Federal Bank’s brand refresh is part of its JFM strategy: MVS Murthy

The 94-year-old bank’s refreshed identity is designed to align with JFM marketing, boost visibility, and reflect growth, trust, and evolving customer expectations.

author-image
Pranali Tawte
New Update
MVS Murthy

Ninety-four years is a long time for a bank to hold its nerve. So when Federal Bank unveiled a refreshed identity, the move came at a moment when the bank felt something else was changing beneath the surface.

Inside the organisation, new businesses were taking shape, the leadership bench was evolving, and the scale of ambition was quietly expanding. Outside, India’s economic narrative had shifted gears.

For MVS Murthy, Chief Marketing Officer, Federal Bank, the timing of the refresh is inseparable from the country’s economic trajectory. As India accelerates towards the $7 trillion economy milestone by 2030 and a $40 trillion vision by 2047, Murthy believes banks must dress for the future they want to participate in.

“This was not about relevance as much as it was about pivoting on growth,” said Murthy. “With the kind of optimism coming from India’s economic story, and new businesses getting set up, we wanted to be ready, to be the best-dressed person in the room for the important things happening in the country.”

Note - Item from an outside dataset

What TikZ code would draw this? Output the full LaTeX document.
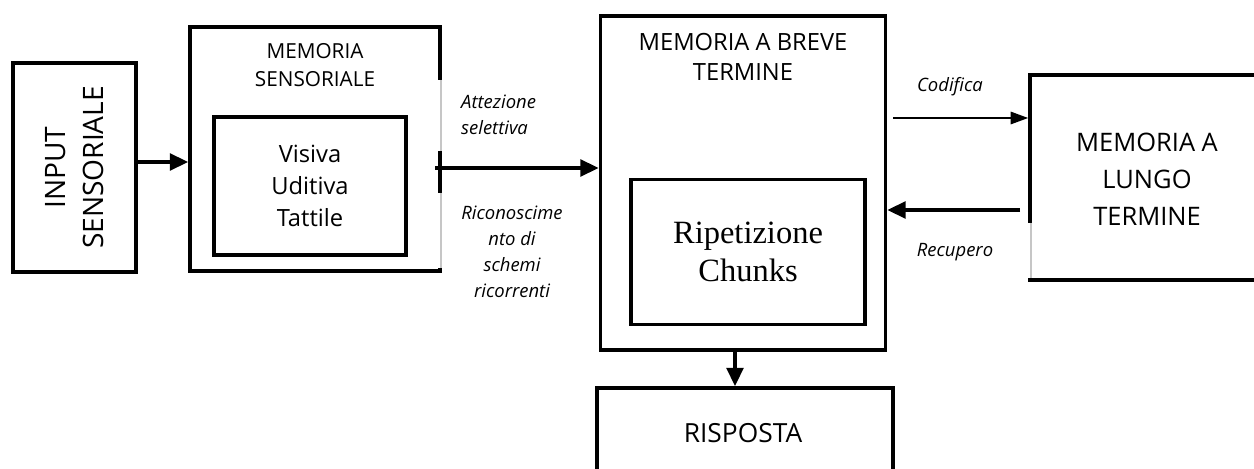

While branding is also treated as a response to perception gaps, Murthy shared that Federal Bank’s refresh is rooted in business transformation. Consumer insights, however, played a validating role rather than a corrective one.

Add to this a young leadership team, a new CEO, expanding business verticals, and a rapidly evolving tech backbone, and the case for a refreshed identity became less about disruption and more about alignment.

For most legacy institutions, the hardest part of rebranding is managing the fear of alienating trust. But Murthy shared that branch expansion was underway, new businesses were being incubated, and the brand refresh was simply another step.

“It was just about deciding when to switch on which light,” he added.

What the new identity refuses to be

If the refresh isn’t about shedding the past, what exactly is Federal Bank leaving behind?

Murthy shared that the new identity is defined by what it consciously refuses to become: unauthentic, uncaring, or insular.

Anchored in the Fortuna Wave, the visual identity stands for authenticity, prosperity, and togetherness, values that Murthy believes will matter more than ever in a trust-driven category like BFSI.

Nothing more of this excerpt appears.